Real-time fraud scoring inside a SWIFT MT103 hop
What it takes to put a model on the payment rail without missing the SLA. The signals we run, the latency budget we keep, and the explainability the bank's risk team actually reads.
Payment fraud detection is one of the oldest problems in the field. It's also the one where the gap between research and production is the most punishing: the model has to fire inside a budget you do not control, on data you cannot fully clean, with an explanation a risk officer will read in three seconds.
Last quarter we shipped a real-time fraud agent for SWIFT MT103, ISO 20022 (pacs.008), UPI, and Stripe-style REST payloads. The agent is in PR #8; this post documents the design constraints and how we held them.
The latency budget
SWIFT MT103 hops don't have a hard SLA on the wire, but every operations team has an unwritten one: their gateway watches transit time and pages on tail-latency outliers. To stay invisible to that ops team, we needed p99 inference under 80ms. The actual budget we held: 52ms p99.
Where it goes:
- Parse + canonicalise: 6ms
- Sanctions screen (cached): 4ms
- Velocity lookup: 9ms
- Geo risk + IP reputation: 7ms
- Structuring + first-beneficiary heuristics: 3ms
- Score fusion + tiering: 2ms
- Explainability assembly: 4ms
- Headroom: 17ms
The signals are cheap because we resolved the expensive ones at index time. The sanctions list is in memory with a Bloom-filter prefilter. Velocity counters are pre-aggregated in Redis with 30s freshness. Geo risk is a 200KB lookup table that fits in CPU cache.
The signals
Eight signals fire on every payment:
- Sanctions screen. Beneficiary name, country, and account fuzzy-matched against OFAC, UN, EU, and the bank's internal list.

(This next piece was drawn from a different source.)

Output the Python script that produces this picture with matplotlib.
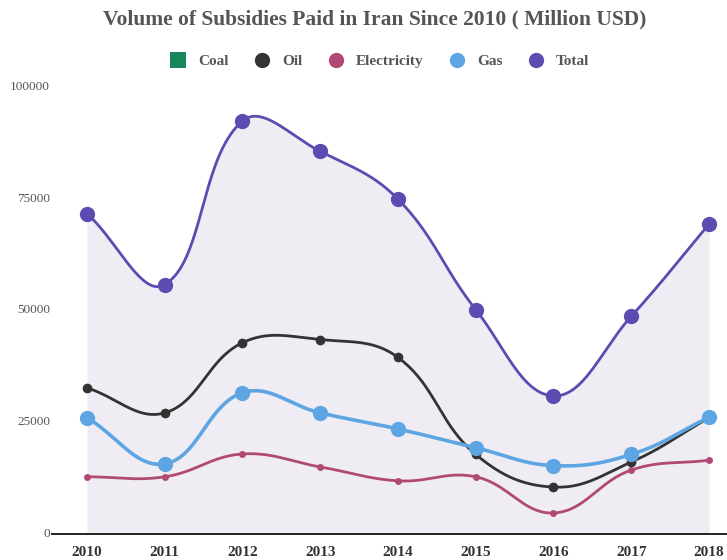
import numpy as np
import matplotlib.pyplot as plt
from matplotlib.lines import Line2D
from matplotlib import transforms

years = [2010, 2011, 2012, 2013, 2014, 2015, 2016, 2017, 2018]
total = [71700, 55800, 92400, 85600, 74900, 50200, 30900, 48700, 69300]
oil = [32700, 27100, 42800, 43500, 39500, 17800, 10500, 16100, 26000]
electricity = [12800, 12800, 17900, 15000, 11900, 12800, 4700, 14300, 16500]
gas = [26000, 15700, 31600, 27100, 23500, 19300, 15300, 17800, 26100]

series_names = ['Coal', 'Oil', 'Electricity', 'Gas', 'Total']
colors = {'Coal': '#15875a', 'Oil': '#333333', 'Electricity': '#b04a72',
          'Gas': '#5ea6e3', 'Total': '#5a4cb0'}
yticks = [0, 25000, 50000, 75000, 100000]

W, H = 727, 560
fig = plt.figure(figsize=(W / 100, H / 100), dpi=100)
left_px, right_px, bottom_px, top_px = 52, 727, 534, 87
ax = fig.add_axes([left_px / W, (H - bottom_px) / H,
                   (right_px - left_px) / W, (bottom_px - top_px) / H])
px_per_year = (709 - 87) / 8
x0 = 2010 - (87 - left_px) / px_per_year
x1 = 2010 + (right_px - 87) / px_per_year
ax.set_xlim(x0, x1)
ax.set_ylim(0, 100000)

sx = px_per_year
sy = (bottom_px - top_px) / 100000


def spline(xs, ys, tension=0.4, n=40):
    # bezier curve through the points, control points like chart.js
    p = np.column_stack([np.asarray(xs, float) * sx, np.asarray(ys, float) * sy])
    cps = []
    for i in range(len(p)):
        prev = p[max(i - 1, 0)]
        nxt = p[min(i + 1, len(p) - 1)]
        cur = p[i]
        d01 = np.hypot(*(cur - prev))
        d12 = np.hypot(*(nxt - cur))
        tot = d01 + d12 if d01 + d12 else 1
        fa = tension * d01 / tot
        fb = tension * d12 / tot
        cps.append((cur - fa * (nxt - prev), cur + fb * (nxt - prev)))
    out = [p[0]]
    t = np.linspace(0, 1, n)[1:, None]
    for i in range(len(p) - 1):
        a, b, c, d = p[i], cps[i][1], cps[i + 1][0], p[i + 1]
        seg = (1 - t) ** 3 * a + 3 * (1 - t) ** 2 * t * b + 3 * (1 - t) * t ** 2 * c + t ** 3 * d
        out.extend(seg)
    out = np.array(out)
    return out[:, 0] / sx, out[:, 1] / sy


# area under the total line
tx, ty = spline(years, total)
ax.fill_between(tx, ty, 0, color='#efedf3', zorder=1, lw=0)

styles = [
    ('Electricity', electricity, 2.0, 5),
    ('Oil', oil, 2.0, 7),
    ('Gas', gas, 2.6, 11),
    ('Total', total, 2.0, 11),
]
for name, vals, lw, ms in styles:
    cx, cy = spline(years, vals)
    ax.plot(cx, cy, color=colors[name], lw=lw, zorder=3, solid_capstyle='round')
    ax.plot(years, vals, 'o', color=colors[name], ms=ms, zorder=4, clip_on=False, mew=0)

for s in ['top', 'right', 'left']:
    ax.spines[s].set_visible(False)
ax.spines['bottom'].set_color('#222222')
ax.spines['bottom'].set_linewidth(1.4)
ax.set_yticks([])
ax.set_xticks(years)
ax.tick_params(axis='x', length=0, pad=9)
for lab in ax.get_xticklabels():
    lab.set_fontfamily('Liberation Serif')
    lab.set_fontweight('bold')
    lab.set_fontsize(11)
    lab.set_color('#333333')

# y labels sit just left of where the axis line starts
trans = transforms.blended_transform_factory(fig.transFigure, ax.transData)
for v in yticks:
    ax.text(50 / W, v, str(v), transform=trans, ha='right', va='center',
            fontfamily='Liberation Serif', fontsize=9.5, color='#555555')

fig.text(375 / W, 1 - 19 / H, 'Volume of Subsidies Paid in Iran Since 2010 ( Million USD)',
         ha='center', va='center', fontfamily='Liberation Serif', fontweight='bold',
         fontsize=15.5, color='#555555')

handles = []
for name in series_names:
    mk = 's' if name == 'Coal' else 'o'
    handles.append(Line2D([], [], ls='none', marker=mk, ms=11, color=colors[name], mew=0))
leg = fig.legend(handles, series_names, loc='center', bbox_to_anchor=(376 / W, 1 - 61 / H),
                 ncol=5, frameon=False, handletextpad=0.3, columnspacing=1.2,
                 prop={'family': 'Liberation Serif', 'weight': 'bold', 'size': 11})
for t in leg.get_texts():
    t.set_color('#555555')

fig.savefig('out.png', dpi=100, facecolor='white')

- Velocity. Payments per minute / hour / day from the same payer or to the same beneficiary, with three lookback windows.
- Structuring. Pattern detection for amounts just under reporting thresholds (the classic 9,900 / 49,900 patterns).

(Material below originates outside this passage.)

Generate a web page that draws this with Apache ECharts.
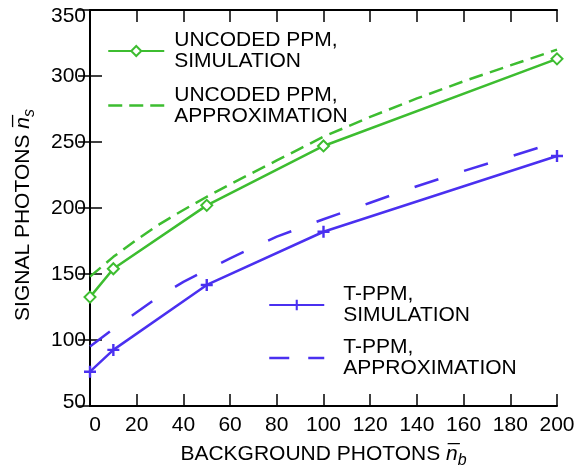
<!DOCTYPE html>
<html>
<head>
<meta charset="utf-8">
<script src="https://cdn.jsdelivr.net/npm/echarts@6/dist/echarts.min.js"></script>
<style>
  html, body { margin: 0; padding: 0; background: #ffffff; }
  #chart { width: 584px; height: 468px; }
</style>
</head>
<body>
<div id="chart"></div>
<script>
// Signal photons needed vs. background photons
const uncodedSimX = [0, 10, 50, 100, 200];
const uncodedSimY = [132.5, 154, 202, 247, 313];

const uncodedApproxX = [0, 10, 20, 30, 40, 50, 60, 70, 80, 90, 100, 120, 140, 160, 180, 200];
const uncodedApproxY = [148, 163, 176, 188, 198.5, 208.5, 218, 227, 236, 245, 254, 269, 283, 296, 308, 320];

const tppmSimX = [0, 10, 50, 100, 200];
const tppmSimY = [76, 92.5, 141.7, 182, 239.4];

const tppmApproxX = [0, 10, 20, 30, 40, 50, 60, 70, 80, 100, 120, 140, 160, 180, 200];
const tppmApproxY = [95, 108.5, 121, 133.5, 144, 153, 161.8, 170.2, 178.3, 191.5, 204, 216.5, 228, 239, 250];

const seriesNames = [
  'UNCODED PPM,\nSIMULATION',
  'UNCODED PPM,\nAPPROXIMATION',
  'T-PPM,\nSIMULATION',
  'T-PPM,\nAPPROXIMATION'
];

const GREEN = '#3dbd30';
const BLUE = '#4a30f0';
const FONT = '"Liberation Sans", Arial, Helvetica, sans-serif';

const pairs = (xs, ys) => xs.map((x, i) => [x, ys[i]]);

const txt = (extra) => Object.assign({ fontSize: 21, color: '#000', fontFamily: FONT }, extra || {});

const nameRich = {
  n: txt({ fontStyle: 'italic' }),
  s: txt({ fontSize: 16, fontStyle: 'italic', padding: [14, 0, 0, 0] })
};

const tickStyle = { show: true, inside: true, length: 12, lineStyle: { color: '#000', width: 1.5 } };
const lineAxis = { lineStyle: { color: '#000', width: 2 } };

const chart = echarts.init(document.getElementById('chart'), null, { renderer: 'canvas' });

chart.setOption({
  animation: false,
  backgroundColor: '#ffffff',
  textStyle: { fontFamily: FONT },
  grid: { left: 90, right: 27, top: 10, bottom: 62, containLabel: false, outerBoundsMode: 'none' },
  xAxis: [
    {
      type: 'value', position: 'bottom', min: 0, max: 200, interval: 20,
      axisLine: lineAxis, axisTick: tickStyle, splitLine: { show: false },
      axisLabel: txt({
        margin: 9,
        // first label sits just inside the frame
        formatter: (v) => (v === 0 ? '{z|0}' : String(v)),
        rich: { z: txt({ padding: [0, 0, 0, 10] }) }
      }),
      name: 'BACKGROUND PHOTONS {n|n\u0305}{s|b}',
      nameLocation: 'middle', nameGap: 33,
      nameTextStyle: txt({ rich: nameRich })
    },
    {
      type: 'value', position: 'top', min: 0, max: 200, interval: 20,
      axisLine: lineAxis, axisTick: tickStyle, splitLine: { show: false },
      axisLabel: { show: false }
    }
  ],
  yAxis: [
    {
      type: 'value', position: 'left', min: 50, max: 350, interval: 50,
      axisLine: lineAxis, axisTick: tickStyle, splitLine: { show: false },
      axisLabel: txt({
        margin: 4,
        // end labels are kept inside the frame height
        formatter: (v) => (v === 350 ? '{t|350}' : v === 50 ? '{b|50}' : String(v)),
        rich: {
          t: txt({ padding: [12, 0, 0, 0] }),
          b: txt({ padding: [0, 0, 7, 0] })
        }
      }),
      name: 'SIGNAL PHOTONS {n|n\u0305}{s|s}',
      nameLocation: 'middle', nameGap: 52, nameRotate: 90,
      nameTextStyle: txt({ rich: nameRich, padding: [0, 14, 0, 0] })
    },
    {
      type: 'value', position: 'right', min: 50, max: 350, interval: 50,
      axisLine: lineAxis, axisTick: tickStyle, splitLine: { show: false },
      axisLabel: { show: false }
    }
  ],
  legend: [
    {
      orient: 'vertical', left: 107, top: 30, padding: 0,
      itemWidth: 56, itemHeight: 12.5, itemGap: 12.5,
      textStyle: txt({ lineHeight: 21, padding: [0, 0, 0, 5] }),
      data: [
        { name: seriesNames[0] },
        {
          name: seriesNames[1],
          itemStyle: { opacity: 0 },
          lineStyle: { type: [14, 7], color: GREEN, width: 2.5 }
        }
      ]
    },
    {
      orient: 'vertical', left: 268, top: 284, padding: 0,
      itemWidth: 55, itemHeight: 13, itemGap: 11,
      textStyle: txt({ lineHeight: 21, padding: [0, 0, 0, 14] }),
      data: [
        { name: seriesNames[2] },
        {
          name: seriesNames[3],
          itemStyle: { opacity: 0 },
          lineStyle: { type: [20, 19], color: BLUE, width: 2.5 }
        }
      ]
    }
  ],
  series: [
    {
      name: seriesNames[0], type: 'line', data: pairs(uncodedSimX, uncodedSimY),
      color: GREEN,
      symbol: 'diamond', symbolSize: 11,
      itemStyle: { color: '#ffffff', borderColor: GREEN, borderWidth: 2 },
      lineStyle: { color: GREEN, width: 2.5 },
      z: 3
    },
    {
      name: seriesNames[1], type: 'line', data: pairs(uncodedApproxX, uncodedApproxY),
      color: GREEN, symbol: 'none',
      lineStyle: { color: GREEN, width: 2.5, type: [14, 7.5] }
    },
    {
      name: seriesNames[2], type: 'line', data: pairs(tppmSimX, tppmSimY),
      color: BLUE,
      symbol: 'path://M4,0H6V4H10V6H6V10H4V6H0V4H4Z', symbolSize: 12,
      itemStyle: { color: BLUE },
      lineStyle: { color: BLUE, width: 2.5 },
      z: 3
    },
    {
      name: seriesNames[3], type: 'line', data: pairs(tppmApproxX, tppmApproxY),
      color: BLUE, symbol: 'none',
      lineStyle: { color: BLUE, width: 2.5, type: [25, 27] }
    }
  ]
});
</script>
</body>
</html>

- First-beneficiary. Is this the first time the payer has paid this beneficiary? First-time payments to high-risk geographies score higher.

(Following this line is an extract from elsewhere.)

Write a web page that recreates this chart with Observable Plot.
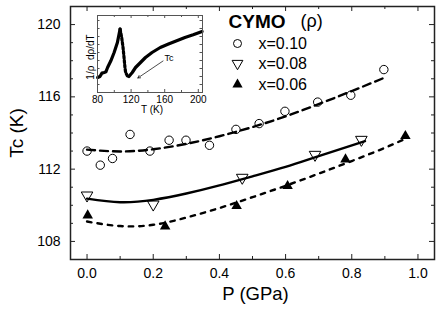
<!DOCTYPE html>
<html><head><meta charset="utf-8">
<script src="https://cdn.jsdelivr.net/npm/d3@7"></script>
<script src="https://cdn.jsdelivr.net/npm/@observablehq/plot@0.6"></script>
<style>
body{margin:0;background:#fff;}
#chart{position:relative;width:443px;height:309px;}
#chart svg{position:absolute;left:0;top:0;}
</style></head><body><div id="chart"></div>
<script>
// ---- main data ----
const P010  = [0, 0.04, 0.077, 0.13, 0.19, 0.248, 0.299, 0.37, 0.45, 0.52, 0.598, 0.697, 0.797, 0.897];
const Tc010 = [113.0, 112.22, 112.59, 113.92, 113.0, 113.6, 113.6, 113.32, 114.2, 114.52, 115.2, 115.71, 116.09, 117.51];
const P008  = [0, 0.2, 0.469, 0.689, 0.829];
const Tc008 = [110.55, 110.05, 111.53, 112.8, 113.63];
const P006  = [0.002, 0.236, 0.452, 0.606, 0.781, 0.962];
const Tc006 = [109.44, 108.83, 109.96, 111.07, 112.54, 113.83];

// fitted curves
const fitP010  = [0, 0.1, 0.2, 0.3, 0.4, 0.5, 0.6, 0.7, 0.8, 0.9];
const fitTc010 = [113.08, 112.98, 113.1, 113.4, 113.82, 114.33, 114.92, 115.6, 116.32, 117.07];
const fitP008  = [0, 0.1, 0.2, 0.3, 0.4, 0.5, 0.6, 0.7, 0.84];
const fitTc008 = [110.37, 110.17, 110.3, 110.65, 111.1, 111.6, 112.12, 112.72, 113.55];
const fitP006  = [0, 0.1, 0.2, 0.3, 0.4, 0.5, 0.6, 0.7, 0.8, 0.9, 0.97];
const fitTc006 = [109.1, 108.85, 108.92, 109.32, 109.85, 110.45, 111.08, 111.75, 112.45, 113.18, 113.75];

// axis ticks
const xMajor = [0, 0.2, 0.4, 0.6, 0.8, 1.0];
const xMinor = [0.1, 0.3, 0.5, 0.7, 0.9];
const yMajor = [108, 112, 116, 120];
const yMinor = [109, 110, 111, 113, 114, 115, 117, 118, 119];

// legend
const legendTitle = "CYMO";
const legendTitle2 = "(ρ)";
const seriesNames = ["x=0.10", "x=0.08", "x=0.06"];

// ---- inset data (y in arbitrary units) ----
const insetT1 = [80.2, 82.9, 85.3, 88.0, 90.0, 92.0, 95.9, 99.8, 103.7, 105.7, 106.9];
const insetV1 = [15.0, 16.0, 19.4, 20.0, 20.7, 25.0, 31.7, 40.0, 50.0, 58.4, 63.4];
const insetT2 = [106.9, 108.8, 110.4, 111.6, 112.7, 113.5, 115.5, 117.4];
const insetV2 = [63.4, 55.0, 45.0, 35.0, 25.0, 20.0, 16.7, 16.0];
const insetT3 = [117.4, 121.4, 125.3, 131.2, 137.1, 144.9, 154.7, 164.5, 174.3, 184.1, 193.9, 204.5];
const insetV3 = [16.0, 20.0, 25.0, 30.0, 35.0, 40.0, 45.0, 48.4, 51.7, 55.0, 57.7, 61.0];
const insetXTicks = [80, 120, 160, 200];
const insetXMinor = [100, 140, 180];
const insetYTicks = [8, 16, 24, 32, 40, 48, 56, 64, 72];
const arrowFrom = {T: 158, v: 31.5};
const arrowTo = {T: 128, v: 14.5};

const font = "'Liberation Sans', Arial, Helvetica, sans-serif";
const zip = (a, b) => a.map((d, i) => ({P: d, Tc: b[i]}));

const W = 443, H = 309, mL = 70, mR = 9, mT = 6, mB = 50;
const fw = W - mL - mR, fh = H - mT - mB;

const main = Plot.plot({
  width: W, height: H,
  marginLeft: mL, marginRight: mR, marginTop: mT, marginBottom: mB,
  style: {fontFamily: font, background: "transparent", color: "black"},
  x: {domain: [-0.05, 1.05]},
  y: {domain: [107, 121]},
  marks: [
    // ticks inward on all sides
    Plot.tickX(xMajor, {x: d => d, insetTop: fh - 5, stroke: "#222"}),
    Plot.tickX(xMinor, {x: d => d, insetTop: fh - 3, stroke: "#222"}),
    Plot.tickX(xMajor, {x: d => d, insetBottom: fh - 5, stroke: "#222"}),
    Plot.tickX(xMinor, {x: d => d, insetBottom: fh - 3, stroke: "#222"}),
    Plot.tickY(yMajor, {y: d => d, insetRight: fw - 5, stroke: "#222"}),
    Plot.tickY(yMinor, {y: d => d, insetRight: fw - 3, stroke: "#222"}),
    Plot.tickY(yMajor, {y: d => d, insetLeft: fw - 5, stroke: "#222"}),
    Plot.tickY(yMinor, {y: d => d, insetLeft: fw - 3, stroke: "#222"}),
    Plot.axisX(xMajor, {tickSize: 0, tickPadding: 9, tickFormat: d => d.toFixed(1), fontSize: 14, label: null}),
    Plot.axisY(yMajor, {tickSize: 0, tickPadding: 10, fontSize: 14, label: null}),
    Plot.text(["P (GPa)"], {frameAnchor: "bottom", dy: 35, dx: 3, fontSize: 18.5, lineAnchor: "middle", textAnchor: "middle"}),
    Plot.text(["Tc (K)"], {frameAnchor: "left", rotate: -90, dx: -54, fontSize: 19, textAnchor: "middle", lineAnchor: "middle"}),
    // fitted curves
    Plot.line(zip(fitP010, fitTc010), {x: "P", y: "Tc", curve: "natural", stroke: "black", strokeWidth: 2.4, strokeDasharray: "8,5"}),
    Plot.line(zip(fitP008, fitTc008), {x: "P", y: "Tc", curve: "natural", stroke: "black", strokeWidth: 2.4}),
    Plot.line(zip(fitP006, fitTc006), {x: "P", y: "Tc", curve: "natural", stroke: "black", strokeWidth: 2.4, strokeDasharray: "4.5,6"}),
    // data
    Plot.dot(zip(P010, Tc010), {x: "P", y: "Tc", r: 4.2, stroke: "black", fill: "none", strokeWidth: 1}),
    Plot.dot(zip(P008, Tc008), {x: "P", y: "Tc", r: 4.3, symbol: "triangle", rotate: 180, stroke: "black", fill: "none", strokeWidth: 1}),
    Plot.dot(zip(P006, Tc006), {x: "P", y: "Tc", r: 3.9, symbol: "triangle", fill: "black", stroke: "none"}),
    // legend
    Plot.text([legendTitle], {frameAnchor: "top-left", dx: 158, dy: 15, textAnchor: "start", lineAnchor: "middle", fontSize: 19, fontWeight: "bold"}),
    Plot.text([legendTitle2], {frameAnchor: "top-left", dx: 230, dy: 15, textAnchor: "start", lineAnchor: "middle", fontSize: 18}),
    Plot.dot([0], {frameAnchor: "top-left", dx: 167, dy: 37, r: 4, stroke: "black", fill: "none", strokeWidth: 1}),
    Plot.dot([0], {frameAnchor: "top-left", dx: 167, dy: 57, r: 4, symbol: "triangle", rotate: 180, stroke: "black", fill: "none", strokeWidth: 1}),
    Plot.dot([0], {frameAnchor: "top-left", dx: 167, dy: 78, r: 3.8, symbol: "triangle", fill: "black"}),
    Plot.text([seriesNames[0]], {frameAnchor: "top-left", dx: 188, dy: 37, textAnchor: "start", lineAnchor: "middle", fontSize: 16}),
    Plot.text([seriesNames[1]], {frameAnchor: "top-left", dx: 188, dy: 57, textAnchor: "start", lineAnchor: "middle", fontSize: 16}),
    Plot.text([seriesNames[2]], {frameAnchor: "top-left", dx: 188, dy: 78, textAnchor: "start", lineAnchor: "middle", fontSize: 16}),
    Plot.frame({stroke: "#222", strokeWidth: 1.5})
  ]
});

// inset
const iL = 80, iT = 10, iW = 130, iH = 110;
const imL = 17, imR = 8, imT = 5, imB = 28;
const ifw = iW - imL - imR, ifh = iH - imT - imB;
const zipI = (a, b) => a.map((d, i) => ({T: d, v: b[i]}));
const inset = Plot.plot({
  width: iW, height: iH,
  marginLeft: imL, marginRight: imR, marginTop: imT, marginBottom: imB,
  style: {fontFamily: font, background: "transparent", color: "black", overflow: "visible"},
  x: {domain: [80, 205]},
  y: {domain: [0, 77], axis: null},
  marks: [
    Plot.tickX(insetXTicks, {x: d => d, insetTop: ifh - 3, stroke: "#555"}),
    Plot.tickX(insetXMinor, {x: d => d, insetTop: ifh - 2, stroke: "#555"}),
    Plot.tickX(insetXTicks, {x: d => d, insetBottom: ifh - 3, stroke: "#555"}),
    Plot.tickX(insetXMinor, {x: d => d, insetBottom: ifh - 2, stroke: "#555"}),
    Plot.tickY(insetYTicks, {y: d => d, insetRight: ifw - 2.5, stroke: "#555"}),
    Plot.tickY(insetYTicks, {y: d => d, insetLeft: ifw - 2.5, stroke: "#555"}),
    Plot.axisX(insetXTicks, {tickSize: 0, tickPadding: 3, fontSize: 10, label: null}),
    Plot.text(["T (K)"], {frameAnchor: "bottom", dy: 17, dx: 2, fontSize: 10, lineAnchor: "middle", textAnchor: "middle"}),
    Plot.text(["1/ρ  dρ/dT"], {frameAnchor: "left", rotate: -90, dx: -7, dy: 3, fontSize: 10, textAnchor: "middle", lineAnchor: "middle"}),
    Plot.line(zipI(insetT1, insetV1), {x: "T", y: "v", stroke: "black", strokeWidth: 3.2}),
    Plot.line(zipI(insetT2, insetV2), {x: "T", y: "v", stroke: "black", strokeWidth: 3.2, strokeDasharray: "2.5,2"}),
    Plot.line(zipI(insetT3, insetV3), {x: "T", y: "v", stroke: "black", strokeWidth: 3.2}),
    Plot.arrow([0], {x1: () => arrowFrom.T, y1: () => arrowFrom.v, x2: () => arrowTo.T, y2: () => arrowTo.v, stroke: "black", strokeWidth: 0.7, headLength: 6, insetStart: 0, insetEnd: 0}),
    Plot.text(["Tc"], {x: () => arrowFrom.T + 7, y: () => arrowFrom.v + 3, fontSize: 9}),
    Plot.frame({stroke: "#555", strokeWidth: 1})
  ]
});
inset.style.left = iL + "px";
inset.style.top = iT + "px";

const c = document.getElementById("chart");
c.appendChild(main);
c.appendChild(inset);
</script>
</body></html>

- Geo risk. Country-level risk score, plus mismatch between payer country and IP country.
- Channel. API vs. branch vs. mobile vs. ATM. Same payment from different channels gets different baselines.
- IBAN / account validity. Format checksum + bank-routing sanity.
- Round-amount + currency anomaly. Round amounts in unusual currencies (e.g. exact 10,000 KRW SWIFT payment from a UK SME) score higher.
Each signal returns a contribution between -1 and +1, with a confidence. The fusion stage is deliberately simple: linear combination with policy-defined weights. Simpler than the gradient-boosted alternative we tried, and the auditor can read it without a tutorial.
The explainability the risk team actually reads
Initial version produced this:
{
"score": 0.81,
"tier": "high",
"model_confidence": 0.94,
"features": {
"f_velocity_24h": 0.42,
"f_geo_mismatch": 0.31,
"f_first_beneficiary": 0.18,
...
}
}
The risk team didn't read it. They glanced at the score, glanced at the tier, and decided. The features array was opaque. We rewrote it to the version they do read:
{
"score": 0.81,
"tier": "high",
"why": [
"First payment to this beneficiary in 11 months.",
"Beneficiary country (KP) is on the bank's high-risk list.",
"Payer's IP country (RU) does not match payer's registered country (GB).",
"Amount (9,900 USD) is just under the structuring threshold."
],
"policy_version": "fraud-policy-2026-04"
}
Same data, English. The risk team reads it in three seconds. The auditor reads it in five. The features array still ships, in a separate field, for the data-science team.
If the risk team has to learn your feature names to read your output, you've shipped a model. If they can read it without learning anything, you've shipped a product.
What we didn't ship
Three things, on purpose:
- An end-to-end deep model. Too slow, too opaque. Boring signals + linear fusion was 4ms faster than the deep alternative and beat it on explainability by an order of magnitude.
- Auto-blocking. The agent scores; it never blocks unilaterally. The bank's payment system applies the action based on tier + policy. We never want to be the system that stops a legitimate corporate payment at 3am because nobody on our side is awake.
- Cross-tenant model sharing. Each bank gets its own policy, its own thresholds, and its own training data. The signals are shared; the calibration is not.
Where to start if you're building this
- Inventory the signals you already have access to. Most banks have more than they realise; the data is scattered.
- Build the boring fusion first. You can always add a model later. You will never get back the explainability you lose by starting with one.
- Hold a hard latency budget. Measure it from day one. Tail latency is the silent killer.
- Write the explainability for the human who reads it, not the data scientist who built it.
The agent is live at /api/payment-fraud/score. The sample endpoint at /api/payment-fraud/sample runs a worked example so you can see the response shape in one curl.